How Andy Barr Built a 10-to-1 Cash Advantage That Insulates Against Attack

Barr holds $6.47 million in cash on hand. Cameron holds $630,000. That 10-to-1 ratio is the single most important data point in this race, because it determines who can sustain a multi-week air war in a contested primary.

The Club for Growth can spend independently against Barr, and it is doing so. But outside spending operates under structural constraints that candidate spending does not. Federal law requires super PAC ads to disclose their funding source, which lets Barr's campaign frame the attacks as Washington outsiders meddling in a Kentucky race. Barr's own $6.47 million lets him respond directly, run positive counter-programming, and maintain a ground operation simultaneously. Cameron, with $630,000, cannot mount a comparable counter-offensive. He is dependent on outside groups to carry his message, which limits his control over narrative and timing.

Nate Morris has $1.42 million in cash on hand, more than Cameron but still less than a quarter of Barr's war chest. Morris has spent $4.58 million already, suggesting a burn rate that may not be sustainable through a May primary. Barr, by contrast, has spent $3.71 million of the $6.49 million he raised, maintaining a healthier reserve ratio.

Barr's financial infrastructure was built over seven terms representing Kentucky's 6th congressional district. That donor network, composed heavily of in-state financial services professionals from the Lexington corridor, provides a recurring fundraising base that one-time candidates like Morris and comeback candidates like Cameron cannot easily replicate.

Barr's campaign has also been layering organizational advantages on top of the financial ones. On March 24, he launched the "Veterans for Barr" coalition at American Legion Post 12 in Richmond, a move designed to lock down a constituency that over-indexes in Republican primaries. On March 26, he picked up an endorsement from Adam Perez Arquette, a Republican congressional candidate in his own 6th District. These are small-bore moves individually, but they signal a campaign executing a methodical delegate-by-delegate strategy rather than relying on momentum alone.

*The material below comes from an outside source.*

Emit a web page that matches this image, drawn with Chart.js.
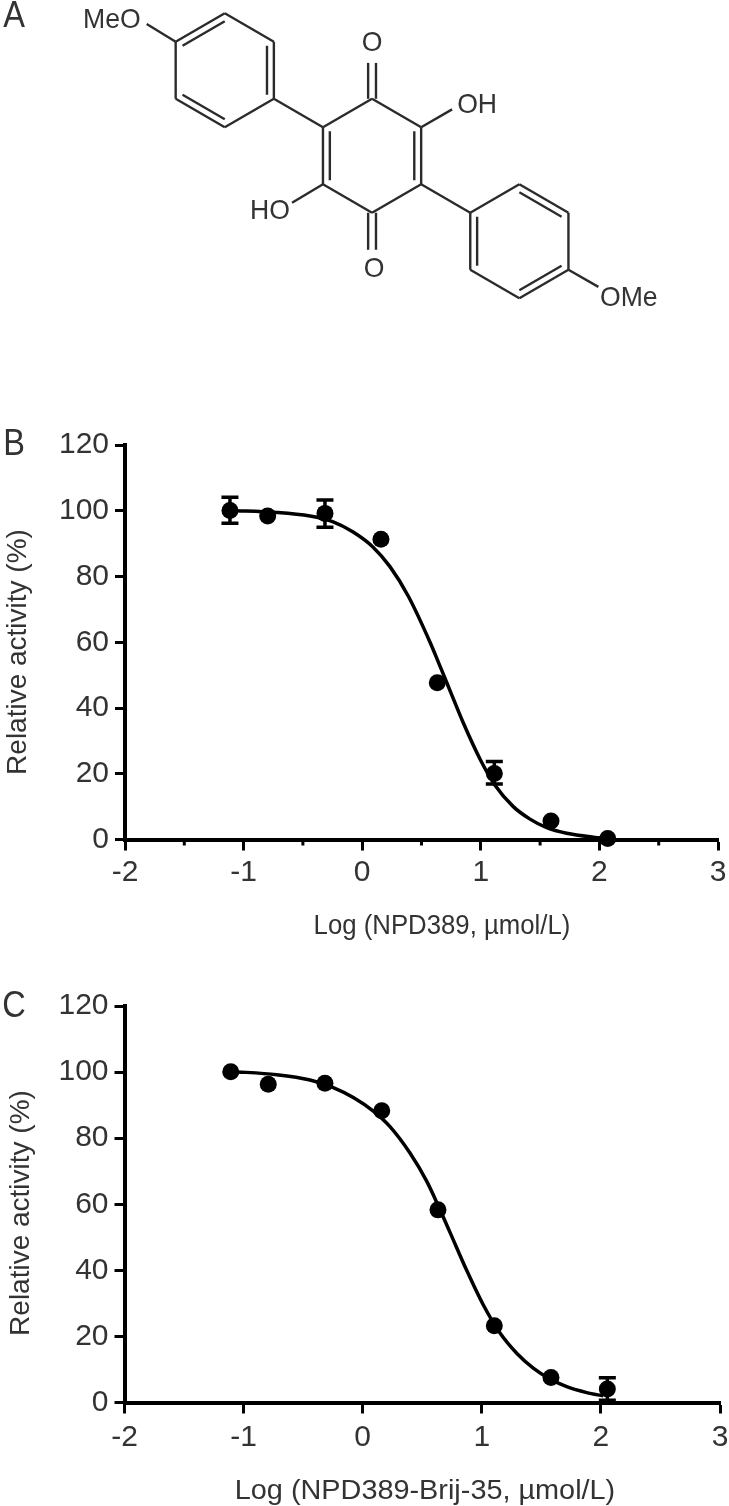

The Strongest Case Against Andy Barr: What Would Make This Market Wrong

At 62%, the market assigns Barr a roughly three-in-five chance of winning the nomination. That leaves 38 percentage points of implied probability distributed among Cameron, Morris, and the field. Here is what would need to be true for that 38% to prove correct.

First, the "Amnesty Andy" framing would need to move the 29% undecided bloc decisively toward Cameron or Morris. Immigration is the highest-salience issue in Republican primaries nationally, and Barr's voting record on guest worker provisions gives the Club for Growth genuine ammunition. If those ads shift the undecided pool by 15 or more points toward a single alternative, Barr's 28% polling lead evaporates. The Emerson poll showing the race still fluid is a double-edged sword: Barr leads, but he has not consolidated.

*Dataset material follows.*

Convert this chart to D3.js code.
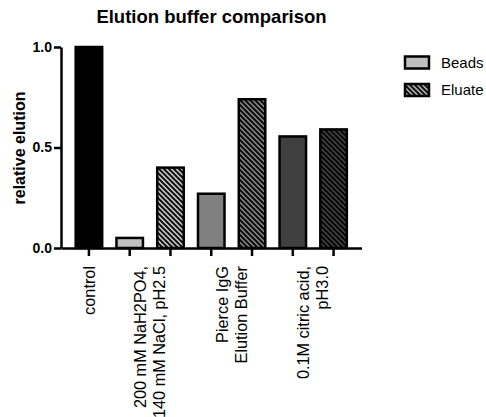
<!DOCTYPE html>
<html>
<head>
<meta charset="utf-8">
<script src="https://cdn.jsdelivr.net/npm/d3@7"></script>
<style>
  html, body { margin: 0; padding: 0; background: #fff; }
  svg { display: block; font-family: "Liberation Sans", Arial, sans-serif; }
</style>
</head>
<body>
<svg id="chart" width="486" height="417"></svg>
<script>
// Relative elution for each buffer, beads fraction vs. eluate fraction
const groupLabels = [
  ["control"],
  ["200 mM NaH2PO4,", "140 mM NaCl, pH2.5"],
  ["Pierce IgG", "Elution Buffer"],
  ["0.1M citric acid,", "pH3.0"]
];
const controlValue = [1.0];
const beadsValues = [0.05, 0.27, 0.555];
const eluateValues = [0.40, 0.74, 0.59];
const groupShades = ["#c0c0c0", "#808080", "#404040"];
const yTickValues = [0, 0.5, 1.0];
const legendLabels = ["Beads", "Eluate"];

// Flatten into one row per bar
const bars = [{ key: "c", group: 0, value: controlValue[0], fill: "#000", hatched: false }];
beadsValues.forEach((v, i) => {
  bars.push({ key: "b" + i, group: i + 1, value: v, fill: groupShades[i], hatched: false });
  bars.push({ key: "e" + i, group: i + 1, value: eluateValues[i], fill: groupShades[i], hatched: true, shade: i });
});

const svg = d3.select("#chart");
const x = d3.scaleBand().domain(bars.map(d => d.key)).range([61, 361.5])
  .paddingInner(0.35).paddingOuter(0.36);
const y = d3.scaleLinear().domain([0, 1]).range([248, 47]);

// Diagonal hatch patterns, one per shade
const defs = svg.append("defs");
function hatch(id, bg) {
  const p = defs.append("pattern").attr("id", id).attr("patternUnits", "userSpaceOnUse")
    .attr("width", 5).attr("height", 5);
  p.append("rect").attr("width", 5).attr("height", 5).attr("fill", bg);
  p.append("path").attr("d", "M0,0L5,5M-1,4L1,6M4,-1L6,1")
    .attr("stroke", "#000").attr("stroke-width", 1.8);
}
groupShades.forEach((c, i) => hatch("hatch" + i, c));
hatch("hatchLegend", "#a8a8a8");

// Bars
svg.append("g").selectAll("rect").data(bars).join("rect")
  .attr("x", d => x(d.key))
  .attr("y", d => y(d.value))
  .attr("width", x.bandwidth())
  .attr("height", d => y(0) - y(d.value))
  .attr("fill", d => d.hatched ? `url(#hatch${d.shade})` : d.fill)
  .attr("stroke", "#000").attr("stroke-width", 2.5);

// Y axis
const yAxis = svg.append("g").attr("transform", "translate(61,0)")
  .call(d3.axisLeft(y).tickValues(yTickValues).tickFormat(d3.format(".1f")).tickSize(7).tickSizeOuter(0));
yAxis.select(".domain").attr("stroke-width", 2.5);
yAxis.selectAll(".tick line").attr("stroke-width", 2.5);
yAxis.selectAll(".tick text").attr("x", -9).attr("font-size", 14).attr("font-weight", "bold")
  .attr("fill", "#000").attr("font-family", "Liberation Sans, Arial, sans-serif");

// X axis: a tick under every bar, labels per group
const xAxis = svg.append("g").attr("transform", "translate(0,248)")
  .call(d3.axisBottom(x).tickFormat("").tickSize(8).tickSizeOuter(0));
xAxis.select(".domain").attr("stroke-width", 2.5);
xAxis.selectAll(".tick line").attr("stroke-width", 2.5);

const lineGap = 19;
groupLabels.forEach((lines, g) => {
  const members = bars.filter(b => b.group === g).map(b => x(b.key) + x.bandwidth() / 2);
  const cx = d3.mean(members);
  lines.forEach((t, i) => {
    const lx = cx + (i - (lines.length - 1) / 2) * lineGap;
    svg.append("text")
      .attr("transform", `translate(${lx},266) rotate(-90)`)
      .attr("text-anchor", "end").attr("dy", "0.35em")
      .attr("font-size", 16.3).attr("fill", "#000")
      .text(t);
  });
});

// Axis title and chart title
svg.append("text")
  .attr("transform", "translate(19,148) rotate(-90)")
  .attr("text-anchor", "middle").attr("dy", "0.35em")
  .attr("font-size", 16).attr("font-weight", "bold").text("relative elution");

svg.append("text")
  .attr("x", 211.5).attr("y", 23)
  .attr("text-anchor", "middle")
  .attr("font-size", 18.5).attr("font-weight", "bold").text("Elution buffer comparison");

// Legend
const legend = svg.append("g");
legendLabels.forEach((lab, i) => {
  const ly = 56.5 + i * 27.5;
  legend.append("rect").attr("x", 405).attr("y", ly).attr("width", 24).attr("height", 12)
    .attr("fill", i === 0 ? "#c0c0c0" : "url(#hatchLegend)")
    .attr("stroke", "#000").attr("stroke-width", 2.5);
  legend.append("text").attr("x", 441).attr("y", ly + 11)
    .attr("font-size", 15).attr("fill", "#000").text(lab);
});
</script>
</body>
</html>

Second, a Trump endorsement for Cameron or Morris would instantly restructure the race. Trump has not weighed in on the Kentucky primary as of April 3. Cameron, who received Trump's endorsement in the 2023 gubernatorial race, has the most obvious path to securing one again. A Trump nod would likely collapse the undecided bloc, nationalize the race, and neutralize Barr's institutional advantages. The market's current pricing implicitly assumes no Trump intervention, or at least assigns low probability to it.

Third, Nate Morris could self-fund a late surge. Morris has already demonstrated willingness to spend heavily, burning through $4.58 million. If he injects additional personal funds in the final four weeks, he could flood the airwaves and scramble a race where no candidate has cracked 30%.

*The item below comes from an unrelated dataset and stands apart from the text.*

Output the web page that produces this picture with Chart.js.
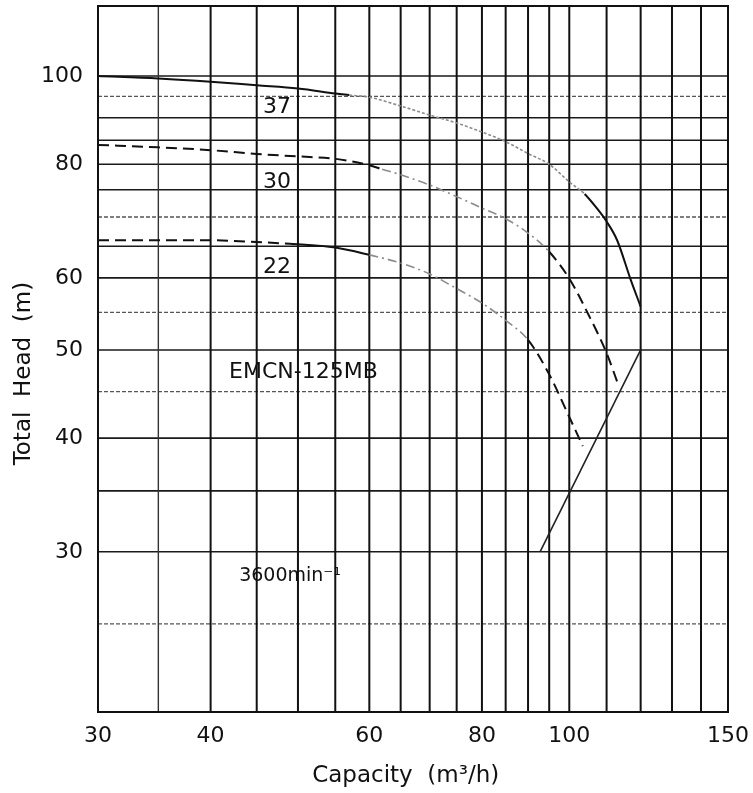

None of these scenarios is implausible. The 29% undecided figure alone should give Barr backers pause. But in the absence of a Trump endorsement or a dramatic polling shift, the combination of a 7-point polling lead, a 10-to-1 cash advantage, and demonstrated resilience under attack fire gives Barr the most durable position in the field. The market is pricing that durability, not certainty, and at 62%, the risk-reward still reflects a competitive primary rather than a coronation.